I'm back in Santa Cruz, after an exhausting 15-hour adventure from Cochabamba. If you've been following the news, you know that the anti-Morales opposition has blockaded the roads surrounding Santa Cruz, in protest of hydrocarbon revenues being used to support the elderly and infirm ($26 a month--pretty decadent!).
I wasn't too worried about the blockades, as the cruceños who started them are apparently in cahoots with the U.S. government. Since I'm quasi-credentialed from a U.S. paper, I figured that they'd be sure to let me through (I also have a contact number from the Pro–Santa Cruz Committee on speed-dial, which I was ready to use if anyone messed with me.) Note: The U.S. ambassador has once again been expelled.
I needn't have worried: The blockades, starting about six hours outside of Cochabamba, are relaxed and peaceful (at least the ones I've seen). I planned on arriving at the first of the blockades around sun-up, but my timing was off and it was pitch-dark when the bus pulled over and everyone got off. There was no moon last night, and street lamps don't exist in isolated parts of this country. So I just followed a group of people closely, occasionally stepping on a sleeping figure on the highway, weaving in and out of lumber trucks, buses, private cars. I slipped down an embankment once and couldn't find my footing to get back up on the blacktop, but suddenly I heard "Manos, manos" and saw an outstretched arm coming from the blackness above. I grabbed on and an anonymous Bolivian helped me up. It was quite pleasant in the tropical nighttime air with the wind blowing down the empty highway, the palm-tree fronds clattering off to the side, and strange bird sounds emanating from the brush. The stars were magnificent. I could only recognize the Belt of Orion; all the other stars were unfamiliar to me, a man from the northern hemisphere. The only thing that spoiled the experience was a young girl who kept screaming at me "Monkey, monkey, monkey!" I guess I look like a white monkey.

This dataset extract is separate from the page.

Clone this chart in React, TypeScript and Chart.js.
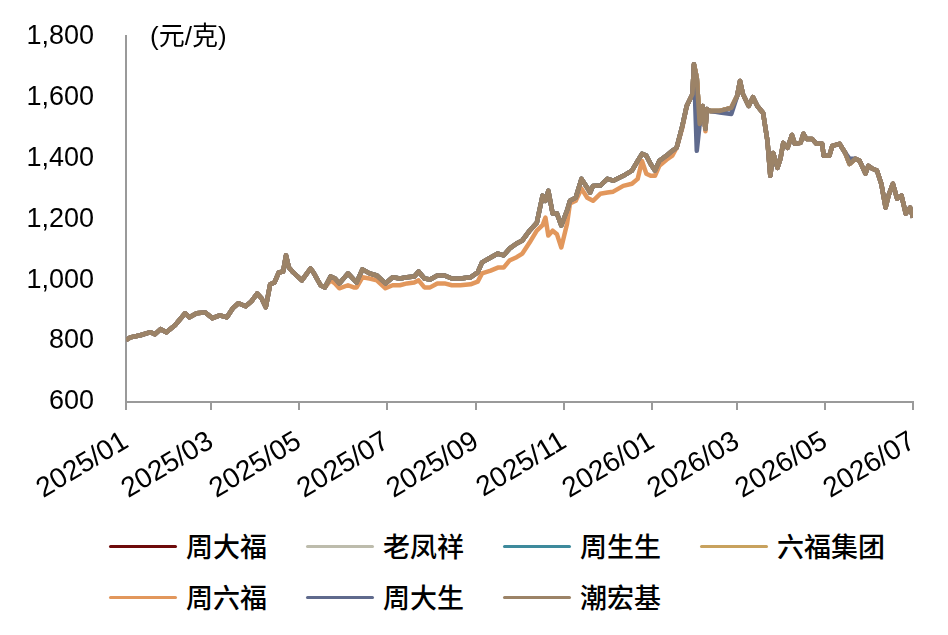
import React, { useEffect, useRef } from 'react';
import { Chart, registerables } from 'chart.js';

Chart.register(...registerables);

// days since 2025/01/01
const DAYS = [
  0, 3, 10, 17, 20, 24, 28, 34, 41, 44,
  49, 55, 60, 65, 70, 74, 78, 83, 87, 91,
  94, 97, 100, 103, 106, 109, 111, 113, 116, 122,
  128, 130, 135, 138, 142, 145, 148, 154, 158, 160,
  164, 169, 174, 180, 185, 190, 195, 200, 203, 207,
  211, 216, 221, 226, 232, 239, 244, 247, 253, 258,
  262, 266, 271, 275, 280, 285, 289, 291, 293, 296,
  299, 302, 306, 308, 312, 316, 320, 322, 324, 329,
  334, 338, 345, 351, 355, 358, 361, 364, 367, 370,
  375, 379, 382, 386, 389, 393, 394, 396, 398, 400,
  402, 403, 405, 412, 420, 424, 426, 428, 432, 435,
  438, 442, 445, 447, 449, 452, 454, 456, 459, 462,
  464, 468, 470, 472, 476, 479, 483, 484, 488, 490,
  495, 499, 502, 506, 509, 513, 515, 518, 521, 524,
  527, 529, 532, 535, 538, 541, 544, 546,
];

const X_TICK_DAYS = [0, 59, 120, 181, 243, 304, 365, 424, 485, 546];
const X_TICK_LABELS = ['2025/01', '2025/03', '2025/05', '2025/07', '2025/09', '2025/11', '2026/01', '2026/03', '2026/05', '2026/07'];
const Y_TICKS = [600, 800, 1000, 1200, 1400, 1600, 1800];

// 潮宏基 — the top line; 周大福 / 老凤祥 / 周生生 / 六福集团 sit right under it
const CHAO_HONG_JI = [
  803, 812, 819, 829, 822, 839, 829, 852, 891, 878,
  891, 894, 875, 884, 878, 907, 924, 914, 930, 956,
  940, 911, 986, 992, 1025, 1028, 1081, 1041, 1025, 999,
  1038, 1025, 983, 976, 1012, 1005, 989, 1022, 1002, 992,
  1035, 1022, 1015, 989, 1009, 1005, 1009, 1012, 1028, 1005,
  1002, 1015, 1015, 1005, 1005, 1009, 1025, 1058, 1074, 1087,
  1081, 1103, 1120, 1130, 1162, 1188, 1277, 1260, 1293, 1218,
  1218, 1179, 1228, 1260, 1270, 1332, 1303, 1287, 1309, 1310,
  1332, 1326, 1342, 1359, 1391, 1414, 1408, 1381, 1359, 1391,
  1408, 1424, 1434, 1506, 1571, 1610, 1708, 1663, 1512, 1571,
  1496, 1561, 1555, 1555, 1565, 1604, 1653, 1610, 1571, 1600,
  1571, 1548, 1457, 1342, 1417, 1368, 1398, 1450, 1434, 1476,
  1447, 1450, 1480, 1463, 1463, 1447, 1447, 1408, 1408, 1440,
  1447, 1417, 1381, 1398, 1391, 1349, 1375, 1365, 1359, 1316,
  1238, 1277, 1316, 1267, 1277, 1218, 1238, 1205,
];

const ZHOU_LIU_FU = [
  803, 812, 819, 829, 822, 839, 829, 852, 891, 878,
  891, 894, 875, 884, 878, 907, 924, 914, 930, 956,
  940, 911, 986, 992, 1025, 1028, 1081, 1041, 1025, 999,
  1038, 1025, 983, 976, 999, 989, 973, 983, 976, 976,
  1009, 1005, 999, 973, 983, 983, 989, 992, 999, 976,
  976, 989, 989, 983, 983, 986, 995, 1022, 1031, 1041,
  1041, 1064, 1075, 1087, 1123, 1162, 1180, 1205, 1146, 1162,
  1150, 1107, 1185, 1251, 1260, 1300, 1270, 1265, 1260, 1283,
  1287, 1290, 1309, 1316, 1332, 1391, 1349, 1342, 1342, 1375,
  1395, 1408, 1434, 1500, 1571, 1610, 1708, 1663, 1512, 1571,
  1488, 1561, 1555, 1555, 1565, 1604, 1653, 1610, 1571, 1600,
  1571, 1548, 1457, 1342, 1417, 1368, 1398, 1450, 1434, 1476,
  1447, 1450, 1480, 1463, 1463, 1447, 1447, 1408, 1408, 1440,
  1447, 1417, 1381, 1398, 1391, 1349, 1375, 1365, 1359, 1316,
  1238, 1277, 1316, 1267, 1277, 1218, 1238, 1205,
];

const ZHOU_DA_SHENG = [
  803, 812, 819, 829, 822, 839, 829, 852, 891, 878,
  891, 894, 875, 884, 878, 907, 924, 914, 930, 956,
  940, 911, 986, 992, 1025, 1028, 1081, 1041, 1025, 999,
  1038, 1025, 983, 976, 1012, 1005, 989, 1022, 1002, 992,
  1035, 1022, 1015, 989, 1009, 1005, 1009, 1012, 1028, 1005,
  1002, 1015, 1015, 1005, 1005, 1009, 1025, 1058, 1074, 1087,
  1081, 1103, 1120, 1130, 1162, 1188, 1277, 1260, 1293, 1218,
  1218, 1179, 1228, 1260, 1270, 1332, 1303, 1287, 1309, 1310,
  1332, 1326, 1342, 1359, 1391, 1414, 1408, 1381, 1359, 1391,
  1408, 1424, 1434, 1506, 1571, 1610, 1708, 1424, 1512, 1571,
  1496, 1561, 1555, 1550, 1545, 1604, 1653, 1610, 1571, 1600,
  1571, 1548, 1457, 1342, 1417, 1368, 1398, 1450, 1434, 1476,
  1447, 1450, 1480, 1463, 1463, 1447, 1447, 1408, 1408, 1440,
  1447, 1417, 1398, 1398, 1391, 1349, 1375, 1365, 1359, 1316,
  1238, 1277, 1316, 1267, 1277, 1218, 1238, 1205,
];

const SERIES_NAMES = ['周大福', '老凤祥', '周生生', '六福集团', '周六福', '周大生', '潮宏基'];
const SERIES_COLORS = ['#6E0B0B', '#BDBCAC', '#3E8A9C', '#C8A25E', '#E2975C', '#5F6A8D', '#9C8367'];
const SERIES_VALUES = [CHAO_HONG_JI, CHAO_HONG_JI, CHAO_HONG_JI, CHAO_HONG_JI, ZHOU_LIU_FU, ZHOU_DA_SHENG, CHAO_HONG_JI];

const NUM_FONT = '"Liberation Sans", Arial, sans-serif';
const CJK_FONT = '"Noto Sans CJK SC", sans-serif';
const AXIS_COLOR = '#9a9a9a';

const App: React.FC = () => {
  const canvasRef = useRef<HTMLCanvasElement>(null);
  const chartRef = useRef<Chart | null>(null);

  useEffect(() => {
    if (!canvasRef.current) return;
    chartRef.current?.destroy();

    chartRef.current = new Chart(canvasRef.current, {
      type: 'line',
      data: {
        datasets: SERIES_NAMES.map((name, i) => ({
          label: name,
          data: DAYS.map((d, j) => ({ x: d, y: SERIES_VALUES[i][j] })),
          borderColor: SERIES_COLORS[i],
          backgroundColor: SERIES_COLORS[i],
          borderWidth: 4.5,
          borderJoinStyle: 'round' as const,
          pointRadius: 0,
          tension: 0,
          fill: false,
          order: SERIES_NAMES.length - 1 - i,
        })),
      },
      options: {
        animation: false,
        responsive: true,
        maintainAspectRatio: false,
        layout: { padding: { top: 18, right: 35, left: 0, bottom: 0 } },
        plugins: {
          legend: { display: false },
          tooltip: { enabled: false },
        },
        scales: {
          x: {
            type: 'linear',
            min: 0,
            max: 546,
            afterBuildTicks: (s) => {
              s.ticks = X_TICK_DAYS.map(v => ({ value: v }));
            },
            afterFit: (s) => {
              s.height = 98;
            },
            ticks: {
              autoSkip: false,
              minRotation: 31,
              maxRotation: 31,
              padding: 15,
              color: '#000',
              font: { size: 28, family: NUM_FONT },
              callback: (v) => X_TICK_LABELS[X_TICK_DAYS.indexOf(Number(v))] ?? '',
            },
            grid: { display: true, drawOnChartArea: false, drawTicks: true, tickLength: 8, color: AXIS_COLOR, lineWidth: 2 },
            border: { display: true, color: AXIS_COLOR, width: 2 },
          },
          y: {
            min: 600,
            max: 1800,
            afterBuildTicks: (s) => {
              s.ticks = Y_TICKS.map(v => ({ value: v }));
            },
            afterFit: (s) => {
              s.width = 126;
            },
            ticks: {
              padding: 24,
              color: '#000',
              font: { size: 27, family: NUM_FONT },
              callback: (v) => Number(v).toLocaleString('en-US'),
            },
            grid: { display: false },
            border: { display: true, color: AXIS_COLOR, width: 2 },
          },
        },
      },
    });

    return () => {
      chartRef.current?.destroy();
      chartRef.current = null;
    };
  }, []);

  return (
    <div style={{ position: 'absolute', left: 0, top: 0, width: 948, height: 635, background: '#fff', overflow: 'hidden' }}>
      <div style={{ position: 'absolute', left: 0, top: -4, width: 948, height: 504 }}>
        <canvas ref={canvasRef} />
      </div>
      <div
        style={{
          position: 'absolute',
          left: 150,
          top: 22,
          fontSize: 26,
          lineHeight: '28px',
          fontFamily: `"Liberation Sans", Arial, ${CJK_FONT}`,
          color: '#000',
        }}
      >
        (元/克)
      </div>
      {/* legend */}
      <div
        style={{
          position: 'absolute',
          left: 109,
          top: 526,
          display: 'grid',
          gridTemplateColumns: 'repeat(4, 197px)',
          rowGap: 11,
        }}
      >
        {SERIES_NAMES.map((name, i) => (
          <div key={name} style={{ display: 'flex', alignItems: 'center', height: 40 }}>
            <div style={{ width: 68, height: 3, borderRadius: 2, background: SERIES_COLORS[i], marginRight: 9 }} />
            <span style={{ fontFamily: CJK_FONT, fontSize: 27, fontWeight: 500, lineHeight: '40px', color: '#000' }}>{name}</span>
          </div>
        ))}
      </div>
    </div>
  );
};

export default App;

After our group passed the roadblock--a heap of brush piled high on the road--we sat in the darkness and waited for a vehicle to pick us up. Shortly thereafter, an empty luxury bus charged us a little more than a dollar each to drive us another hour down the road to the next roadblock. I settled into my seat and dozed.
When we stopped, it was light out. All the passengers filed out and we grabbed our luggage, and we started hoofing it to the roadblock, which this time consisted of three-foot-high heaps of dirt. On the other side, motorcycle cabbies waited for customers, but I just followed the other people, and after about two kilometers of huffing and puffing, we came across another roadblock. We pushed on. Two roadblocks later, I finally caved in and hired a motorcycle. Balancing precariously on back, loaded with my duffle bag and backpack, we zipped down the highway, empty except for the occasional other motorcycle cab with a mamita perched sidesaddle on back, voluminous skirt billowing in the wind, until we hit the final roadblock. There, a dump truck was parked, selling space in back for the final push into Santa Cruz. I threw my bags in back and climbed aboard, grateful that I was almost at my destination. I was wrong.
There were still roadblocks ahead on the highway, and to avoid these the driver took to the back roads. A dirt track was now our road, with the truck bouncing over potholes and nearly throwing the passengers off. Tree limbs overhung the route and clawed at my face as we passed underneath. Occasionally the road disappeared entirely and we traveled along vast riverbeds. It's the dry season right now, and the streams are dwarfed by the floodplains. I'd love to see this land when the rivers are swollen and full. Finally, four hours later we arrived in the outskirts of Santa Cruz. I ran to the side of the road and took a long, needed pee. Then I went and flagged a cab down and found my hotel.
My mission is to check out the town where Che Guevara died over forty years ago. I'm trying to put together an article to coincide with Soderbergh's new Che biopic that will be screened at the New York Film Festival next month. That's the plan, anyway. But now I've been told that it's impossible to leave town due to the roadblocks. It was supposed to be impossible to even get to Santa Cruz, though, so I hope tomorrow I can negotiate my way out of here. I don't really like this city--the people are not very friendly, and it's too expensive. But I am tired and worn out, and you never know, there might be riots here again tomorrow, which I should really experience. Last time I was here I pulled out a day before everything really went to hell.
I have to say, though, that the roadblocks and the riots seem to be an immature reaction to the central government's plan to rewrite the constitution and redistribute wealth. I'm too tired to go into it now, but I suggest you read the latest Democracy Center blog entry to gain a view on this volatile situation.